Your task: Find each line holding "this" and copy it out.

[Rows from a dataset]
○ ○ ○ ○ ○ ○ ○
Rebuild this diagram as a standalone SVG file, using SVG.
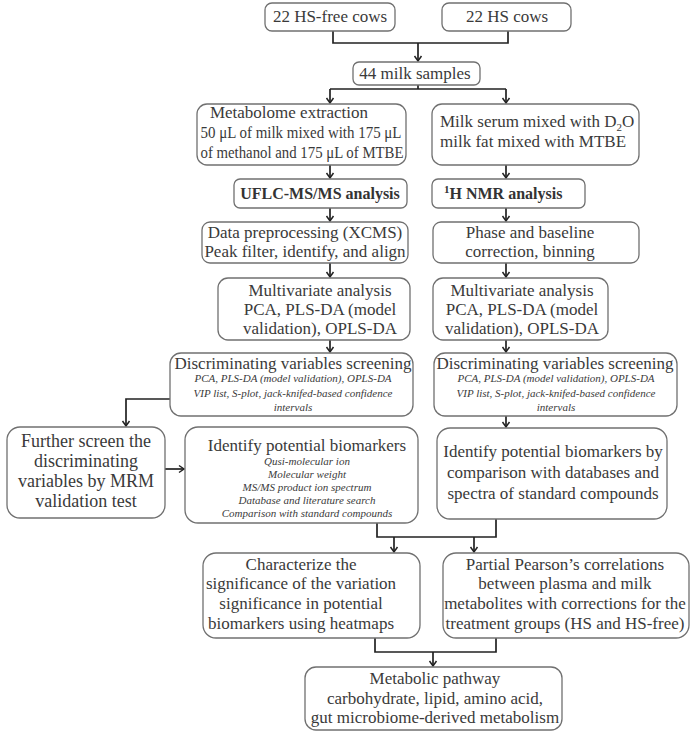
<svg xmlns="http://www.w3.org/2000/svg" width="697" height="737" viewBox="0 0 697 737">
<defs>
<marker id="ah" viewBox="-1 -5 8 10" refX="5" refY="0" markerWidth="8" markerHeight="10" markerUnits="userSpaceOnUse" orient="auto">
<path d="M0,-3.5 L5,0 L0,3.5" fill="none" stroke="#222" stroke-width="1.5"/>
</marker>
<style>
.box{fill:#fff;stroke:#707070;stroke-width:1.3}
.t{font-family:"Liberation Serif","Times New Roman",serif;font-size:17px;fill:#3a3a3a;text-anchor:middle}
.s{text-anchor:start}
.b{font-weight:bold;font-size:16px;fill:#333}
.it{font-style:italic;font-size:11px}
.lg{font-size:18px}
.c{fill:none;stroke:#222;stroke-width:1.7}
.a{marker-end:url(#ah)}
</style>
</defs>
<rect width="697" height="737" fill="#fff"/>

<g id="connectors">
<path class="c" d="M333,31 V43 H508 V31"/>
<path class="c a" d="M418,43 V61"/>
<path class="c" d="M418,85 V89 M330,89 H506"/>
<path class="c a" d="M330,89 V103"/>
<path class="c a" d="M506,89 V103"/>
<path class="c a" d="M330,165 V178"/>
<path class="c a" d="M506,165 V178"/>
<path class="c a" d="M330,208 V221"/>
<path class="c a" d="M506,208 V221"/>
<path class="c a" d="M330,263 V277"/>
<path class="c a" d="M506,263 V277"/>
<path class="c a" d="M330,340 V352"/>
<path class="c a" d="M506,340 V352"/>
<path class="c a" d="M506,416 V427"/>
<path class="c a" d="M170,399 H126 V426"/>
<path class="c a" d="M165,469 H184"/>
<path class="c" d="M377,523 V537 H496 V519"/>
<path class="c a" d="M394,537 V552"/>
<path class="c a" d="M474,537 V552"/>
<path class="c" d="M375,638 V652 H496 V638"/>
<path class="c a" d="M433,652 V666"/>
</g>

<g id="hsfree">
<rect class="box" x="265" y="3" width="130" height="28" rx="7"/>
<text class="t" x="330" y="22">22 HS-free cows</text>
</g>
<g id="hs">
<rect class="box" x="442" y="3" width="129" height="28" rx="7"/>
<text class="t" x="507" y="22">22 HS cows</text>
</g>
<g id="milk">
<rect class="box" x="353" y="62" width="127" height="23" rx="6"/>
<text class="t" x="415" y="79">44 milk samples</text>
</g>

<g id="extract">
<rect class="box" x="197" y="104" width="209" height="61" rx="10"/>
<text class="t" x="289" y="118">Metabolome extraction</text>
<text class="t" x="301" y="138" textLength="201" lengthAdjust="spacingAndGlyphs">50 μL of milk mixed with 175 μL</text>
<text class="t" x="302" y="158" textLength="203" lengthAdjust="spacingAndGlyphs">of methanol and 175 μL of MTBE</text>
</g>
<g id="serum">
<rect class="box" x="432" y="104" width="207" height="61" rx="10"/>
<text class="t s" x="440" y="127">Milk serum mixed with D<tspan font-size="11" dy="4">2</tspan><tspan dy="-4">O</tspan></text>
<text class="t s" x="440" y="147">milk fat mixed with MTBE</text>
</g>

<g id="uflc">
<rect class="box" x="234" y="179" width="173" height="29" rx="6"/>
<text class="t b" x="320" y="199">UFLC-MS/MS analysis</text>
</g>
<g id="nmr">
<rect class="box" x="432" y="179" width="153" height="29" rx="6"/>
<text class="t b s" x="444" y="199"><tspan font-size="11" dy="-6">1</tspan><tspan dy="6">H NMR analysis</tspan></text>
</g>

<g id="preproc">
<rect class="box" x="202" y="222" width="206" height="41" rx="8"/>
<text class="t" x="305" y="238">Data preprocessing (XCMS)</text>
<text class="t" x="305" y="257">Peak filter, identify, and align</text>
</g>
<g id="phase">
<rect class="box" x="433" y="222" width="206" height="41" rx="8"/>
<text class="t" x="530" y="238">Phase and baseline</text>
<text class="t" x="530" y="257">correction, binning</text>
</g>

<g id="mvaL">
<rect class="box" x="218" y="278" width="192" height="62" rx="10"/>
<text class="t" x="320" y="296">Multivariate analysis</text>
<text class="t" x="320" y="315">PCA, PLS-DA (model</text>
<text class="t" x="320" y="334">validation), OPLS-DA</text>
</g>
<g id="mvaR">
<rect class="box" x="433" y="278" width="175" height="62" rx="10"/>
<text class="t" x="522" y="296">Multivariate analysis</text>
<text class="t" x="522" y="315">PCA, PLS-DA (model</text>
<text class="t" x="522" y="334">validation), OPLS-DA</text>
</g>

<g id="discL">
<rect class="box" x="170" y="353" width="243" height="63" rx="11"/>
<text class="t" x="293" y="369">Discriminating variables screening</text>
<text class="t it" x="293" y="382">PCA, PLS-DA (model validation), OPLS-DA</text>
<text class="t it" x="293" y="397">VIP list, S-plot, jack-knifed-based confidence</text>
<text class="t it" x="293" y="411">intervals</text>
</g>
<g id="discR">
<rect class="box" x="434" y="353" width="243" height="63" rx="11"/>
<text class="t" x="555" y="369">Discriminating variables screening</text>
<text class="t it" x="556" y="382">PCA, PLS-DA (model validation), OPLS-DA</text>
<text class="t it" x="556" y="397">VIP list, S-plot, jack-knifed-based confidence</text>
<text class="t it" x="556" y="411">intervals</text>
</g>

<g id="mrm">
<rect class="box" x="7" y="427" width="158" height="91" rx="13"/>
<text class="t lg" x="86" y="447">Further screen the</text>
<text class="t lg" x="86" y="467">discriminating</text>
<text class="t lg" x="86" y="487">variables by MRM</text>
<text class="t lg" x="86" y="507">validation test</text>
</g>
<g id="idL">
<rect class="box" x="185" y="427" width="233" height="96" rx="13"/>
<text class="t" x="307" y="451">Identify potential biomarkers</text>
<text class="t it" x="307" y="465">Qusi-molecular ion</text>
<text class="t it" x="307" y="478">Molecular weight</text>
<text class="t it" x="307" y="491">MS/MS product ion spectrum</text>
<text class="t it" x="307" y="504">Database and literature search</text>
<text class="t it" x="307" y="517">Comparison with standard compounds</text>
</g>
<g id="idR">
<rect class="box" x="437" y="428" width="230" height="91" rx="13"/>
<text class="t" x="553" y="457">Identify potential biomarkers by</text>
<text class="t" x="553" y="478">comparison with databases and</text>
<text class="t" x="553" y="499">spectra of standard compounds</text>
</g>

<g id="heat">
<rect class="box" x="203" y="553" width="217" height="85" rx="13"/>
<text class="t" x="301" y="570">Characterize the</text>
<text class="t" x="301" y="589">significance of the variation</text>
<text class="t" x="301" y="609">significance in potential</text>
<text class="t" x="301" y="629">biomarkers using heatmaps</text>
</g>
<g id="pearson">
<rect class="box" x="443" y="553" width="246" height="85" rx="13"/>
<text class="t" x="565" y="570">Partial Pearson’s correlations</text>
<text class="t" x="565" y="589">between plasma and milk</text>
<text class="t" x="565" y="609">metabolites with corrections for the</text>
<text class="t" x="565" y="629">treatment groups (HS and HS-free)</text>
</g>

<g id="pathway">
<rect class="box" x="305" y="667" width="257" height="63" rx="11"/>
<text class="t" x="435" y="684">Metabolic pathway</text>
<text class="t" x="435" y="704">carbohydrate, lipid, amino acid,</text>
<text class="t" x="435" y="723">gut microbiome-derived metabolism</text>
</g>
</svg>
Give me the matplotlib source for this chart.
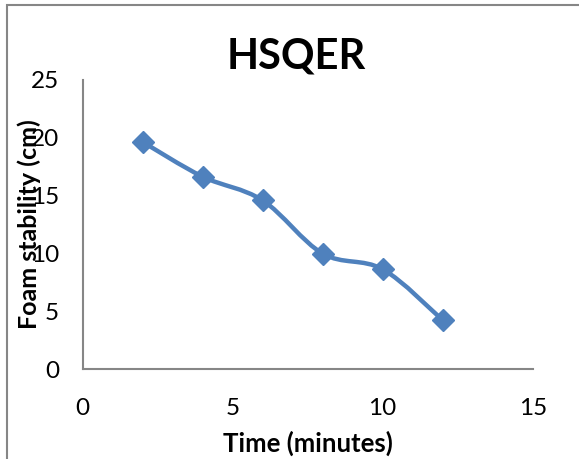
import numpy as np
import matplotlib
matplotlib.use("Agg")
import matplotlib.pyplot as plt
from matplotlib.path import Path
from matplotlib.patches import PathPatch, Rectangle

# data
time_min = [2, 4, 6, 8, 10, 12]
foam_cm = [19.65, 16.65, 14.6, 10.0, 8.65, 4.25]
x_ticks = [0, 5, 10, 15]
y_ticks = [0, 5, 10, 15, 20, 25]

blue = "#4F81BD"
grey = "#868686"
plt.rcParams["font.family"] = ["Lato", "DejaVu Sans"]

fig = plt.figure(figsize=(5.79, 4.59), dpi=100)
ax = fig.add_axes([82.5 / 579, 1 - 369.3 / 459, (532.7 - 82.5) / 579, (369.3 - 80) / 459])

# excel style smoothed line (bezier through the points)
pts = np.column_stack([time_min, foam_cm])
verts = [pts[0]]
codes = [Path.MOVETO]
n = len(pts)
for i in range(n - 1):
    p0 = pts[max(i - 1, 0)]
    p1 = pts[i]
    p2 = pts[i + 1]
    p3 = pts[min(i + 2, n - 1)]
    verts += [p1 + (p2 - p0) / 6, p2 - (p3 - p1) / 6, p2]
    codes += [Path.CURVE4] * 3
ax.add_patch(PathPatch(Path(verts, codes), facecolor="none", edgecolor=blue,
                       lw=3.2, capstyle="round", joinstyle="round", zorder=2))
ax.plot(time_min, foam_cm, linestyle="none", marker="D", markersize=11,
        color=blue, zorder=3)

ax.set_xlim(0, 15)
ax.set_ylim(0, 25)
ax.set_xticks(x_ticks)
ax.set_yticks(y_ticks)
ax.tick_params(length=0, labelsize=17.5)
ax.tick_params(axis="x", pad=21)
ax.tick_params(axis="y", pad=17)
for s in ["top", "right"]:
    ax.spines[s].set_visible(False)
for s in ["left", "bottom"]:
    ax.spines[s].set_color(grey)
    ax.spines[s].set_linewidth(1.5)

ax.set_title("HSQER", fontsize=30, fontweight="bold", x=0.475, pad=8)
ax.set_xlabel("Time (minutes)", fontsize=18.5, fontweight="bold", labelpad=8)
fig.text(29 / 579, 1 - 224 / 459, "Foam stability (cm)", rotation=90,
         fontsize=18, fontweight="bold", ha="center", va="center")

# chart area border
fig.patches.append(Rectangle((7 / 579, -0.05), 1.1, 1 - 5 / 459 + 0.05,
                             transform=fig.transFigure, fill=False,
                             edgecolor=grey, lw=1.5))

fig.savefig("out.png", dpi=100)
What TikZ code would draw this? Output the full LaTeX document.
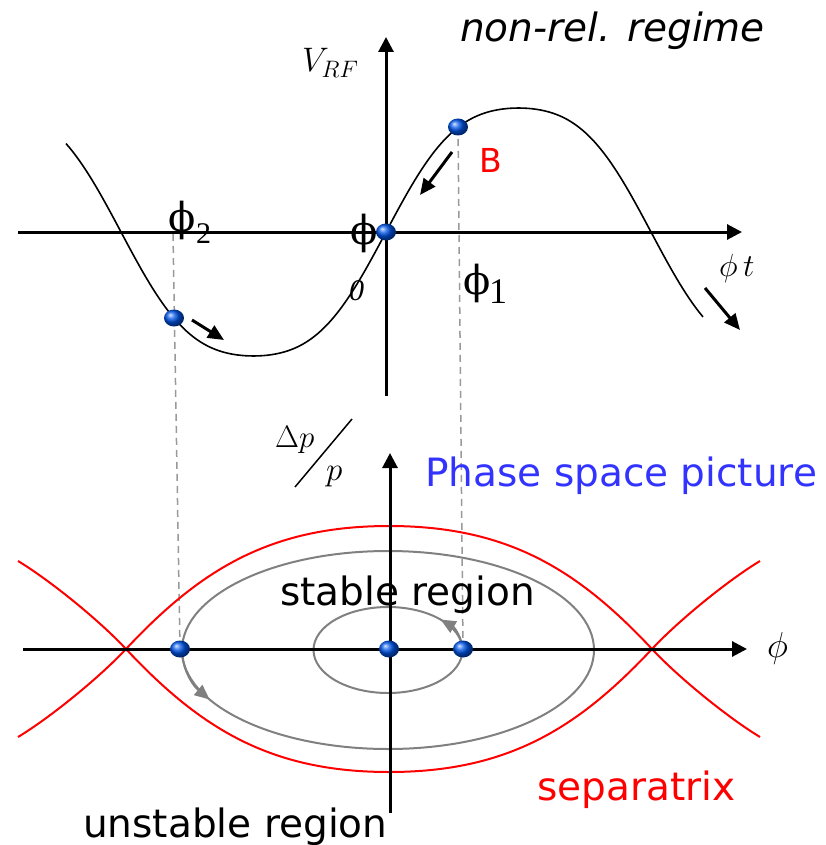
\documentclass[tikz,border=0pt]{standalone}
\usepackage{fix-cm}
\usepackage{fontspec}
\setsansfont{DejaVu Sans}
\newfontfamily\phifont{DejaVu Serif}
\newfontfamily\timesfont{Liberation Serif}
\usepackage{tikz}
\usetikzlibrary{arrows.meta,positioning,shapes.geometric,calc}
\definecolor{phaseblue}{RGB}{51,51,255}
\definecolor{sepred}{RGB}{255,0,0}
\definecolor{dotblue}{RGB}{0,85,235}
\newcommand{\fsz}[1]{\fontsize{#1}{#1}\selectfont}

\begin{document}
\begin{tikzpicture}[
  x=1pt, y=-1pt,
  axis/.style={line width=3pt, -{Triangle[length=15pt,width=15pt]}},
  wave/.style={line width=1.6pt},
  move/.style={line width=3pt, -{Triangle[length=16pt,width=14pt]}},
  guide/.style={black!40, line width=1.5pt, dash pattern=on 7pt off 5pt},
  orbit/.style={black!50, line width=2pt},
  turn/.style={orbit, -{Triangle[length=15pt,width=13pt]}},
  sep/.style={sepred, line width=2pt},
  dot/.style={ellipse, shade, ball color=dotblue, minimum width=20pt, minimum height=17pt, inner sep=0pt},
  txt/.style={font=\sffamily\fsz{39}, inner sep=0pt, anchor=base west},
  sym/.style={inner sep=0pt, anchor=base west}
]
\useasboundingbox (0,0) rectangle (826,845);

\coordinate (tl) at (18,232);
\coordinate (tr) at (742,232);
\coordinate (tb) at (386,396);
\coordinate (tt) at (386,37);
\coordinate (bl) at (23,649);
\coordinate (br) at (747,649);
\coordinate (bb) at (390,813);
\coordinate (bt) at (390,453);
\coordinate (oc) at (388,650);
\coordinate (xl) at (126,649);
\coordinate (xr) at (652,649);
\coordinate (d2) at (173,234);
\coordinate (c-o0) at (386,232);
\coordinate (c-pB) at (458,127);
\coordinate (c-p2) at (174,318);
\coordinate (c-q2) at (180,649);
\coordinate (c-q0) at (389,649);
\coordinate (c-q1) at (463,649);

\draw[guide] (d2) -- (c-q2);
\draw[guide] (c-pB) -- (c-q1);

\draw[axis] (tl) -- (tr);
\draw[axis] (tb) -- (tt);
\draw[wave] plot[domain=66:703, samples=150, smooth]
  (\x, {232-132.6*(sin((\x-386)/265*180)+0.065*sin(3*(\x-386)/265*180))});

\draw[move] (452,152) coordinate (m1a) -- (420,195) coordinate (m1b);
\draw[move] (192,320) coordinate (m2a) -- (224,340) coordinate (m2b);
\draw[move] (705,288) coordinate (m3a) -- (740,330) coordinate (m3b);

\draw[orbit] (oc) ellipse [x radius=206, y radius=99];
\draw[orbit] (oc) ellipse [x radius=74.5, y radius=43];
\draw[turn] ($(oc)+(-206,0)$) arc [start angle=180, end angle=150, x radius=206, y radius=99];
\draw[turn] ($(oc)+(74.5,0)$) arc [start angle=0, end angle=-45, x radius=74.5, y radius=43];

\draw[sep] (18,737) .. controls (48,719) and (98,679) .. (xl)
  .. controls (200,570) and (270,526) .. (389,526)
  .. controls (508,526) and (578,570) .. (xr)
  .. controls (680,679) and (730,719) .. (760,737);
\draw[sep] (18,561) .. controls (48,579) and (98,619) .. (xl)
  .. controls (200,728) and (270,772) .. (389,772)
  .. controls (508,772) and (578,728) .. (xr)
  .. controls (680,619) and (730,579) .. (760,561);

\draw[axis] (bl) -- (br);
\draw[axis] (bb) -- (bt);

\node[dot] (o0) at (c-o0) {};
\node[dot] (pB) at (c-pB) {};
\node[dot] (p2) at (c-p2) {};
\node[dot] (q2) at (c-q2) {};
\node[dot] (q0) at (c-q0) {};
\node[dot] (q1) at (c-q1) {};

\coordinate (sl0) at (295,487);
\coordinate (sl1) at (352,419);
\draw[line width=1.5pt] (sl0) -- (sl1);

\node[txt, font=\sffamily\itshape\fsz{39}] (regime) at (460,42) {non-rel. regime};
\node[sym, font=\fsz{34}] (vrf) at (302,72) {$V_{RF}$};
\node[txt, text=sepred, font=\sffamily\fsz{33}] (labB) at (479,172) {B};
\node[sym, font=\phifont\fsz{40}] (phi2) at (168,231) {ϕ};
\node[sym, font=\timesfont\fsz{30}] (sub2) at (196,243) {2};
\node[sym, font=\phifont\fsz{40}] (phi0) at (350,244) {ϕ};
\node[sym, font=\timesfont\itshape\fsz{30}] (sub0) at (349,300) {0};
\node[sym, font=\phifont\fsz{40}] (phi1) at (463,294) {ϕ};
\node[sym, font=\timesfont\fsz{36}] (sub1) at (489,303) {1};
\node[sym, font=\fsz{32}] (phit) at (719,276) {$\phi\,t$};
\node[sym, font=\fsz{36}] (phib) at (767,657) {$\phi$};
\node[sym, font=\fsz{31}] (dp) at (275,447) {$\Delta p$};
\node[sym, font=\fsz{33}] (pp) at (326,480) {$p$};
\node[txt, text=phaseblue] (phase) at (425,486) {Phase space picture};
\node[txt] (stable) at (280,605) {stable region};
\node[txt] (unstable) at (83,837) {unstable region};
\node[txt, text=sepred] (separ) at (537,800) {separatrix};
\end{tikzpicture}
\end{document}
○ ○ ○ ○ ○ ○ ○
Exercise result:
Rebuild this diagram as a standalone SVG file, using SVG.
Give me the matplotlib source for this chart.
What TikZ code would draw this? Output the full LaTeX document.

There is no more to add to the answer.